SHORT EXERCISE - Print exactly the lines from the first one down to the line that contains "s.set_visible(False)", both included, and skip the pictures.
#### DATASET SECTION ####
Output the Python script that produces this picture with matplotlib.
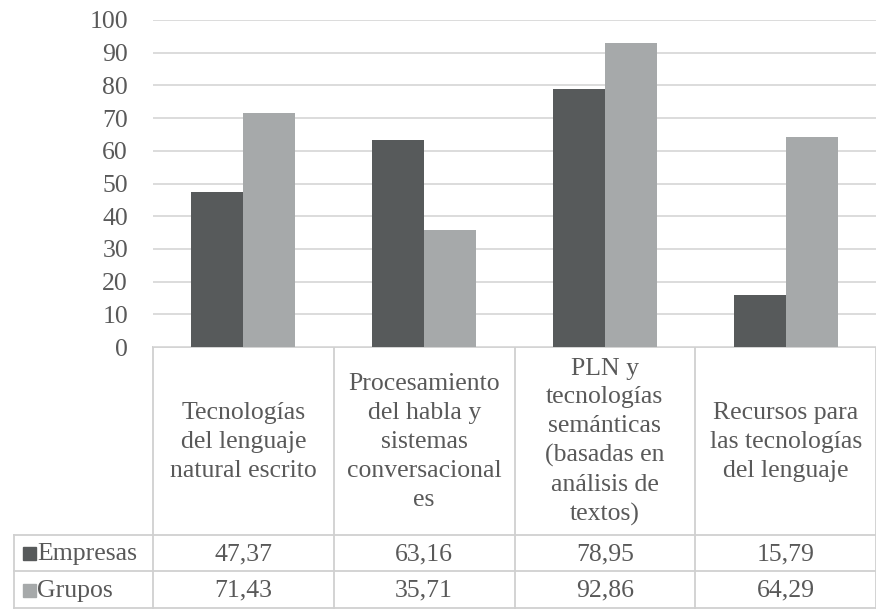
import matplotlib
matplotlib.use("Agg")
import matplotlib.pyplot as plt
from matplotlib import transforms
from matplotlib.patches import Rectangle

categories = [
    "Tecnologías\ndel lenguaje\nnatural escrito",
    "Procesamiento\ndel habla y\nsistemas\nconversacional\nes",
    "PLN y\ntecnologías\nsemánticas\n(basadas en\nanálisis de\ntextos)",
    "Recursos para\nlas tecnologías\ndel lenguaje",
]
empresas = [47.37, 63.16, 78.95, 15.79]
grupos = [71.43, 35.71, 92.86, 64.29]
series_names = ["Empresas", "Grupos"]

dark = "#575a5b"
light = "#a6a9aa"
txt = "#595959"
grid_c = "#d9d9d9"

plt.rcParams["font.family"] = "serif"
plt.rcParams["font.serif"] = ["Liberation Serif", "DejaVu Serif"]
fam = "Liberation Serif"
fs = 18.5

W, H = 876, 611
fig = plt.figure(figsize=(W / 100, H / 100), dpi=100)

# main plot area (pixel box 153..876 x 20..347)
ax = fig.add_axes([153 / W, 1 - 347 / H, (876 - 153) / W, (347 - 20) / H])
x = list(range(len(categories)))
bw = 0.287
ax.bar([i - bw / 2 for i in x], empresas, width=bw, color=dark, zorder=3)
ax.bar([i + bw / 2 for i in x], grupos, width=bw, color=light, zorder=3)
ax.set_xlim(-0.5, len(categories) - 0.5)
ax.set_ylim(0, 100)
ax.set_yticks(range(0, 101, 10))
ax.yaxis.grid(True, color=grid_c, linewidth=1.3, zorder=0)
ax.tick_params(axis="y", length=0, pad=18, labelcolor=txt, labelsize=fs)
for lab in ax.get_yticklabels():
    lab.set_family(fam)
ax.set_xticks([])
for s in ax.spines.values():
    s.set_visible(False)

# overlay in pixel coordinates for the data table
ov = fig.add_axes([0, 0, 1, 1], zorder=-1)
ov.set_xlim(0, W)
ov.set_ylim(H, 0)
ov.axis("off")
tr = transforms.blended_transform_factory(ax.transData, ov.transData)

top, head_bot, row1_bot, row2_bot = 347, 535, 571, 608
left_edge = 14
lc = "#d0d0d0"
lw = 1.3

# column borders
edges = [i - 0.5 for i in range(len(categories) + 1)]
for e in edges:
    ov.plot([e, e], [top, row2_bot], color=lc, lw=lw, transform=tr, clip_on=False)
ov.plot([left_edge, left_edge], [head_bot, row2_bot], color=lc, lw=lw)
# row borders
ov.plot([edges[0], edges[-1]], [top, top], color=lc, lw=lw, transform=tr, clip_on=False)
for yy in (head_bot, row1_bot, row2_bot):
    ov.plot([left_edge, W], [yy, yy], color=lc, lw=lw, clip_on=False)

# header labels
for i, c in enumerate(categories):
    ov.text(i, 442, c, transform=tr, ha="center", va="center", family=fam,
            color=txt, fontsize=fs, linespacing=1.4)

# row labels with legend keys
rows = [(empresas, dark, (head_bot + row1_bot) / 2),
        (grupos, light, (row1_bot + row2_bot) / 2)]
for name, (vals, col, yc) in zip(series_names, rows):
    ov.add_patch(Rectangle((23, yc - 6), 13, 13, color=col))
    ov.text(37, yc + 1, name, ha="left", va="center", color=txt,
            fontsize=fs, family=fam)
    for i, v in enumerate(vals):
        ov.text(i, yc + 1, f"{v:.2f}".replace(".", ","), transform=tr,
                ha="center", va="center", color=txt, fontsize=fs, family=fam)

fig.savefig("out.png", dpi=100)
####
FULL SOLUTION -
Output the Python script that produces this picture with matplotlib.
import matplotlib
matplotlib.use("Agg")
import matplotlib.pyplot as plt
from matplotlib import transforms
from matplotlib.patches import Rectangle

categories = [
    "Tecnologías\ndel lenguaje\nnatural escrito",
    "Procesamiento\ndel habla y\nsistemas\nconversacional\nes",
    "PLN y\ntecnologías\nsemánticas\n(basadas en\nanálisis de\ntextos)",
    "Recursos para\nlas tecnologías\ndel lenguaje",
]
empresas = [47.37, 63.16, 78.95, 15.79]
grupos = [71.43, 35.71, 92.86, 64.29]
series_names = ["Empresas", "Grupos"]

dark = "#575a5b"
light = "#a6a9aa"
txt = "#595959"
grid_c = "#d9d9d9"

plt.rcParams["font.family"] = "serif"
plt.rcParams["font.serif"] = ["Liberation Serif", "DejaVu Serif"]
fam = "Liberation Serif"
fs = 18.5

W, H = 876, 611
fig = plt.figure(figsize=(W / 100, H / 100), dpi=100)

# main plot area (pixel box 153..876 x 20..347)
ax = fig.add_axes([153 / W, 1 - 347 / H, (876 - 153) / W, (347 - 20) / H])
x = list(range(len(categories)))
bw = 0.287
ax.bar([i - bw / 2 for i in x], empresas, width=bw, color=dark, zorder=3)
ax.bar([i + bw / 2 for i in x], grupos, width=bw, color=light, zorder=3)
ax.set_xlim(-0.5, len(categories) - 0.5)
ax.set_ylim(0, 100)
ax.set_yticks(range(0, 101, 10))
ax.yaxis.grid(True, color=grid_c, linewidth=1.3, zorder=0)
ax.tick_params(axis="y", length=0, pad=18, labelcolor=txt, labelsize=fs)
for lab in ax.get_yticklabels():
    lab.set_family(fam)
ax.set_xticks([])
for s in ax.spines.values():
    s.set_visible(False)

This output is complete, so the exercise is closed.